Our book is lighthearted, fun and in places poignant. I was particularly inspired when pregnant by anecdotal stories from the trenches of parenting. In 2004 I began writing my own from an urban perspective, with both parents’ take, as we all know that moms and dads often have different views of an incident much like viewers have different opinions of our show. When your four year old writes and performs a song called “Putting to Death is Not Nice,” one parent might be horrified while the other thinks it’s hilarious, and agrees that indeed, putting anyone/thing to death is in fact not nice and happy to know the kid thinks so too.
Jill came over to our house, and we all sat on the sun-bleached garden chairs and shared the bagels she thoughtfully brought. We all had a great time that day and it’s a shame you don’t really see the fun we had. The boys had great fun checking out the demolition area – all the upstairs work happened behind a deadbolted and plastic-sealed door so Jill’s visit was the first time since returning from St. Barths that the kids had seen it. Although I love Jill, she showed her lack of imagination in this scene. Is architectural detail worthless if it’s not from a townhouse on 5th Avenue? Of course not – it was a telling comment.

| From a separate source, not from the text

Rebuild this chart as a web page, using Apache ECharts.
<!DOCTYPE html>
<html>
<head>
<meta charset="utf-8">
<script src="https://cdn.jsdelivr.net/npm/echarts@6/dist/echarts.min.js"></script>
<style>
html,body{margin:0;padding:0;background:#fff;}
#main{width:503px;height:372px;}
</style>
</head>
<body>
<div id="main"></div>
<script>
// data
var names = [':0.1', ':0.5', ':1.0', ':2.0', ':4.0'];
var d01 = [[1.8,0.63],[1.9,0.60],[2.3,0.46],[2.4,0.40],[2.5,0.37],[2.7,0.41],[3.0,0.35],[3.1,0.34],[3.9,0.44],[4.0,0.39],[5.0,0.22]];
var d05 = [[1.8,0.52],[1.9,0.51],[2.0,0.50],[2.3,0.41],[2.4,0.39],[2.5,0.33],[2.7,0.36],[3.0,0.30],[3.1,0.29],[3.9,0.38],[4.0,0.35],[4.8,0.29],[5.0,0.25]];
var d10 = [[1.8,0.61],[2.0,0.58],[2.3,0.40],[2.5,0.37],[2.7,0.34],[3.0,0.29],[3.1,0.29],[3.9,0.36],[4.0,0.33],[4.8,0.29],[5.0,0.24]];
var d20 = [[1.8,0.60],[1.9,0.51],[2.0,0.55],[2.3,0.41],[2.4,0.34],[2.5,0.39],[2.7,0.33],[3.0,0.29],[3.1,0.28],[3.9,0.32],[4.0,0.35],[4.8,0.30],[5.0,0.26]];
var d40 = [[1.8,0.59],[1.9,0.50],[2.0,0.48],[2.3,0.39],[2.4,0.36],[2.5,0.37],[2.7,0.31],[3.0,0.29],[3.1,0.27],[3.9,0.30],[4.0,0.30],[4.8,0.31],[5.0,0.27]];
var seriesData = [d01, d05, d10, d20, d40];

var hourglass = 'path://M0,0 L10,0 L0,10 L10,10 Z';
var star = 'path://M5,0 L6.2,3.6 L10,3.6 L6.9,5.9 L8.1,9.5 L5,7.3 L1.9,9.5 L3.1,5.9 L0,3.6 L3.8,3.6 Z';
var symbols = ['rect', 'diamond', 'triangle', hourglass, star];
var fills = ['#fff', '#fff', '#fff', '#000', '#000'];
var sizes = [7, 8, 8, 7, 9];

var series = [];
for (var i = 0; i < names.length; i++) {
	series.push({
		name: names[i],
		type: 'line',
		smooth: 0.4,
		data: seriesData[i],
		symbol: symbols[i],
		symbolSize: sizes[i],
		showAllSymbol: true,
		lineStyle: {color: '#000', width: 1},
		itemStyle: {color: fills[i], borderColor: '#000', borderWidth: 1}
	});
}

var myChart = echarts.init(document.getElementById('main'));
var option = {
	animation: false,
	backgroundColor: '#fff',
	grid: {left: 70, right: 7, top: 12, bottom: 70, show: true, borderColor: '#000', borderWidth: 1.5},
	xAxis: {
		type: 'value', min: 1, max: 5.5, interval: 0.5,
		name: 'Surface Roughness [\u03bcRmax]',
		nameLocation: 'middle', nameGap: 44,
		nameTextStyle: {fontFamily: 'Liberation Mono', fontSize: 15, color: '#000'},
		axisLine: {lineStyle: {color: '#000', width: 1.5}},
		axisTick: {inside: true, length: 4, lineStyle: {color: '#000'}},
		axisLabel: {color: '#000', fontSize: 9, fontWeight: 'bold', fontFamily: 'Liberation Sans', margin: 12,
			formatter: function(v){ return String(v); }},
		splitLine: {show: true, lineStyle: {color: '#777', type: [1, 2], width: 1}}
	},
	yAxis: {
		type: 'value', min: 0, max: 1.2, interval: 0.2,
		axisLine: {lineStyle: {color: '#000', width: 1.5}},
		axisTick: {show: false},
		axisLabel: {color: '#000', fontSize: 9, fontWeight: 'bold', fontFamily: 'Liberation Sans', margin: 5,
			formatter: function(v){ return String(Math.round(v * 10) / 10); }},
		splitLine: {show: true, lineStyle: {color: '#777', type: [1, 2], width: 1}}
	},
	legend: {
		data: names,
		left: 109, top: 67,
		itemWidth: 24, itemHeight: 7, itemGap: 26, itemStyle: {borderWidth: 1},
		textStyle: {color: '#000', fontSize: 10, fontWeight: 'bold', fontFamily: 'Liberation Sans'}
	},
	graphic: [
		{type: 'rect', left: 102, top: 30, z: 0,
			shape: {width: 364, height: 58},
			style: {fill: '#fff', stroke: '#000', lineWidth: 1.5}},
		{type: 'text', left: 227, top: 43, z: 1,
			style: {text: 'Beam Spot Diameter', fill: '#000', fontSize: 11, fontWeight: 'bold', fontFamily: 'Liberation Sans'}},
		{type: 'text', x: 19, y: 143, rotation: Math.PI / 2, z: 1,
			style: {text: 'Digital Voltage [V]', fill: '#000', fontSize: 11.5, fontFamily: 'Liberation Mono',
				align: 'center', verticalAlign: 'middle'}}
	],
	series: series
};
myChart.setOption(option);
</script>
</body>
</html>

We were happy to buy our fabric & blinds from Zarin – they are a dealer for Hunter Douglas whom we’ve used twice in the past, and we switched suppliers to give Zarin the business. Jill and Brad had some great fabric ideas which you’ll see later on. In the mean time, we took Jill through our temporary sleeping area and she was horrified. During the worst of the mess we stayed in the hotel, after which we camped out for 2 months in François’ room which you saw in all its untidy glory during the tour. Our living area was the finished basement, which although fuller than normal, was home sweet home during the work. At that time we also had one full & complete bathroom, refinished after the plumbing work in phase one last year (a bathroom that has yet to make its TV debut!) As for Jill’s comment about the effect that platform bed may have had on our relationship, it’s a lack of imagination again. Really folks, is a bed always necessary? Those of you who didn’t want to see or think of us in swim / spa wear will now have nightmares. You’re welcome.

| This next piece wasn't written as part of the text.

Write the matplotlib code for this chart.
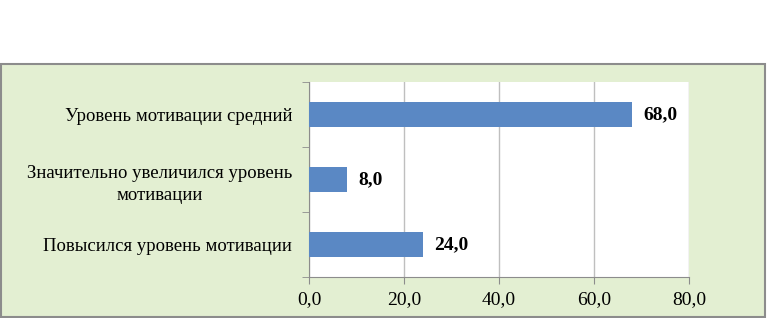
import matplotlib.pyplot as plt
from matplotlib.patches import Rectangle
from matplotlib.ticker import FixedLocator

categories = ['Повысился уровень мотивации',
              'Значительно увеличился уровень\nмотивации',
              'Уровень мотивации средний']
values = [24.0, 8.0, 68.0]
xticks = [0, 20, 40, 60, 80]

plt.rcParams['font.family'] = ['Liberation Serif', 'DejaVu Serif']

fig = plt.figure(figsize=(7.68, 3.18), dpi=100)
fig.patch.set_facecolor('white')

# green frame of the chart
frame = Rectangle((1 / 768, 1 / 318), 764 / 768, 253 / 318, transform=fig.transFigure,
                  facecolor='#E3EFD2', edgecolor='#8C8C8C', linewidth=1.5, zorder=-5)
fig.patches.append(frame)

ax = fig.add_axes([309 / 768, 1 - 277 / 318, 380 / 768, 195 / 318])
ax.set_zorder(1)
ax.set_facecolor('white')

y = range(len(categories))
ax.barh(y, values, height=0.39, color='#5A88C4', zorder=3)
for yi, v in zip(y, values):
    ax.text(v + 2.3, yi, f'{v:.1f}'.replace('.', ','), va='center', ha='left',
            fontsize=14, fontweight='bold', color='black')

ax.set_xlim(0, 80)
ax.set_ylim(-0.5, 2.5)
ax.set_xticks(xticks)
ax.set_xticklabels([f'{t:.1f}'.replace('.', ',') for t in xticks], fontsize=14)
ax.set_yticks(list(y))
ax.set_yticklabels(categories, fontsize=13.5, multialignment='center',
                   linespacing=1.4)
ax.yaxis.set_minor_locator(FixedLocator([-0.5, 0.5, 1.5, 2.5]))

ax.tick_params(axis='y', which='major', length=0, pad=12)
ax.tick_params(axis='y', which='minor', length=5, color='#8C8C8C')
ax.tick_params(axis='x', length=5, color='#8C8C8C', pad=5)

ax.grid(axis='x', color='#BFBFBF', linewidth=1, zorder=0)
for side in ['top', 'right']:
    ax.spines[side].set_visible(False)
for side in ['left', 'bottom']:
    ax.spines[side].set_color('#8C8C8C')

fig.savefig('out.png', dpi=100, facecolor=fig.get_facecolor())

Also this week I met up with Bethenny to help out at her booth during a yoga event in Central Park. Loved the opening shot with the fog hanging like a cap over the tents, and if it was a bad hair competition, I won strands-down. We passed out cupcakes and cookies, then went for a walk around the fair and talked relationships. I think it’s a huge leap of faith to trust someone – you don’t know whether they will honor your trust and reciprocate or trample through your emotions like a St. Bernard through a flowerbed. Sometimes you just have to begin with no expectations other than a good time – I certainly didn’t expect to find Simon when I logged onto a dating site ten years ago. My thoughts? Don’t overthink things, or be so careful and protective that you miss out on a nice evening. Oh, and I had to laugh when listening to myself tell Bethenny that I took Simon’s number and called him when I was back in town. Who else gives that advice? I was happy to share my experiences with Bethenny, and she’ll do what is right for her. I must admit, I do not think that LuAnn’s suggestion to lean in, be seductive and not so damned equal was particularly helpful – I cannot see Bethenny inclining herself across the table to snag a man.
I got emotional all over again watching myself talk about Simon and our wedding night. Do I think everyone should have the same sort of relationship we do? No – that’s neither possible nor advisable, and not everyone wants what we have. Do I consider myself lucky every day? Yes. Yes, I do.